The federal government's petition for a writ for certiorari was granted and one hour of oral arguments were heard on October 5, 2005, with Paul Clement, the Solicitor General of the United States, personally appearing.

==Opinion of the Court==
On January 17, 2006, the Court delivered judgment in favor of Oregon, affirming the lower court by a vote of 6–3. Justice Anthony Kennedy, joined by Justices John Paul Stevens, Sandra Day O'Connor, (Note: Justice O'Connor was in the majority although she had announced her retirement on July 1, 2005, pending confirmation of a successor. She remained on the Court when oral argument was heard and when the case was considered, but her vote would not have counted if her successor was seated before the Court formally announced its decision. Samuel Alito was still pending confirmation by the Senate to replace O'Connor when the ruling was handed down.) David Souter, Ruth Bader Ginsburg, and Stephen Breyer determined that the Controlled Substances Act (CSA) did not give the Attorney General the power to interfere with physicians obeying the state law. The Court did not dispute the power of the federal government to regulate drugs, but it disagreed that the statute in place empowered the attorney general to overrule state laws on the appropriate use of medications allowed.

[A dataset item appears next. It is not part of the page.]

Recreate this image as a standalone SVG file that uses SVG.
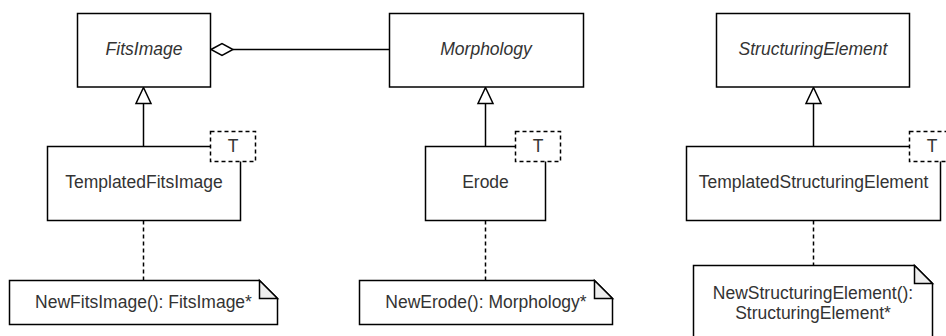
<svg xmlns="http://www.w3.org/2000/svg" width="946" height="336" viewBox="0 0 946 336">
<defs>
<style>
.box{fill:#ffffff;stroke:#000000;stroke-width:1.5}
.tpl{fill:#ffffff;stroke:#000000;stroke-width:1.5;stroke-dasharray:4 3}
.note{fill:#ffffff;stroke:#000000;stroke-width:1.5;stroke-linejoin:miter}
.fold{fill:#eeeeee;stroke:#000000;stroke-width:1.5}
.line{fill:none;stroke:#000000;stroke-width:1.5}
.dash{fill:none;stroke:#000000;stroke-width:1.5;stroke-dasharray:4 3}
.tri{fill:#ffffff;stroke:#000000;stroke-width:1.5}
text{font-family:"Liberation Sans",Arial,sans-serif;font-size:17.5px;fill:#333333;text-anchor:middle}
.it{font-style:italic}
</style>
</defs>
<g id="connectors">
<line class="line" x1="233" y1="49.5" x2="389.5" y2="49.5"/>
<path class="tri" d="M211,49.5 L222,43.5 L233,49.5 L222,55.5 Z"/>
<line class="line" x1="143.5" y1="103.5" x2="143.5" y2="146.5"/>
<path class="tri" d="M143.5,87.5 L151,103.5 L136,103.5 Z"/>
<line class="line" x1="485.5" y1="103.5" x2="485.5" y2="146.5"/>
<path class="tri" d="M485.5,87.5 L493,103.5 L478,103.5 Z"/>
<line class="line" x1="813.5" y1="103.5" x2="813.5" y2="146.5"/>
<path class="tri" d="M813.5,87.5 L821,103.5 L806,103.5 Z"/>
<line class="dash" x1="143.5" y1="220.5" x2="143.5" y2="280.5"/>
<line class="dash" x1="485.5" y1="220.5" x2="485.5" y2="280.5"/>
<line class="dash" x1="813.5" y1="220.5" x2="813.5" y2="265.5"/>
</g>
<g id="FitsImage">
<rect class="box" x="77.5" y="13.5" width="133" height="73.5"/>
<text class="it" x="144" y="54.5">FitsImage</text>
</g>
<g id="Morphology">
<rect class="box" x="389.5" y="13.5" width="194" height="73.5"/>
<text class="it" x="486" y="54.5">Morphology</text>
</g>
<g id="StructuringElement">
<rect class="box" x="716.5" y="13.5" width="193" height="73.5"/>
<text class="it" x="813" y="54.5">StructuringElement</text>
</g>
<g id="TemplatedFitsImage">
<rect class="box" x="47.5" y="146.5" width="193" height="74"/>
<text x="144" y="188">TemplatedFitsImage</text>
<rect class="tpl" x="210.5" y="131.5" width="45" height="30"/>
<text x="233" y="152">T</text>
</g>
<g id="Erode">
<rect class="box" x="425.5" y="146.5" width="120" height="74"/>
<text x="485.5" y="188">Erode</text>
<rect class="tpl" x="515.5" y="131.5" width="45" height="30"/>
<text x="538" y="152">T</text>
</g>
<g id="TemplatedStructuringElement">
<rect class="box" x="686.5" y="146.5" width="254" height="74"/>
<text x="813.5" y="188">TemplatedStructuringElement</text>
<rect class="tpl" x="909.5" y="131.5" width="45" height="30"/>
<text x="932" y="152">T</text>
</g>
<g id="note1">
<path class="note" d="M9.5,280.5 L259.5,280.5 L277.5,298.5 L277.5,324.5 L9.5,324.5 Z"/>
<path class="fold" d="M259.5,280.5 L259.5,298.5 L277.5,298.5 Z"/>
<text x="143.5" y="308">NewFitsImage(): FitsImage*</text>
</g>
<g id="note2">
<path class="note" d="M359.5,280.5 L594.5,280.5 L612.5,298.5 L612.5,324.5 L359.5,324.5 Z"/>
<path class="fold" d="M594.5,280.5 L594.5,298.5 L612.5,298.5 Z"/>
<text x="486" y="308">NewErode(): Morphology*</text>
</g>
<g id="note3">
<path class="note" d="M693.5,265.5 L914.5,265.5 L932.5,283.5 L932.5,345 L693.5,345 Z"/>
<path class="fold" d="M914.5,265.5 L914.5,283.5 L932.5,283.5 Z"/>
<text x="813" y="298.5">NewStructuringElement():</text>
<text x="813" y="319">StructuringElement*</text>
</g>
</svg>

The Court first determined it did not need to grant substantial deference to the Justice Department's interpretation of its own regulation under Auer v. Robbins (1997) because the regulation merely restated the terms of the CSA. Likewise, the Court found that, although the phrase "legitimate medical purpose" in the statute is ambiguous, the Attorney General's interpretation was not entitled to Chevron deference because the CSA delegated medical judgments to the expertise of the United States Secretary of Health and Human Services, not to the Attorney General. Finally, the Court found the Attorney General's conclusions regarding the phrase unpersuasive under Skidmore v. Swift & Co. (1944) because Congress would have been more explicit if it had intended to empower the Attorney General to unilaterally create new crimes through regulation.

==Dissents==
===Justice Scalia===
Justice Antonin Scalia, joined by Chief Justice John Roberts and Justice Clarence Thomas, dissented. Scalia believed that agency deference should be given to the Attorney General under both Auer and Chevron. Even without granting any agency deference, the Attorney General's interpretation was reasonable because, Scalia argued: "If the term 'legitimate medical purpose' has any meaning, it surely excludes the prescription of drugs to produce death."

===Justice Thomas===
Justice Thomas also filed a brief dissent, alone. Thomas made clear that, although he still believes the CSA is not empowered by the Constitution's Interstate Commerce Clause to regulate purely intrastate conduct, if it were, the Attorney General's interpretation of the statute would be reasonable. Thomas argued that the opinion of the Court was inconsistent with the reasoning in Gonzales v. Raich (2005). He also dissented in that decision in which five of the six justices in the majority in Oregon found broad federal authority under the CSA for Congress to forbid the growth of medical marijuana.

Thomas had argued for a more limited congressional power under the Commerce Clause in Raich, which focused on intrastate and interstate commerce. In Oregon, by contrast, the case was a matter of the validity of an executive interpretation of that statute.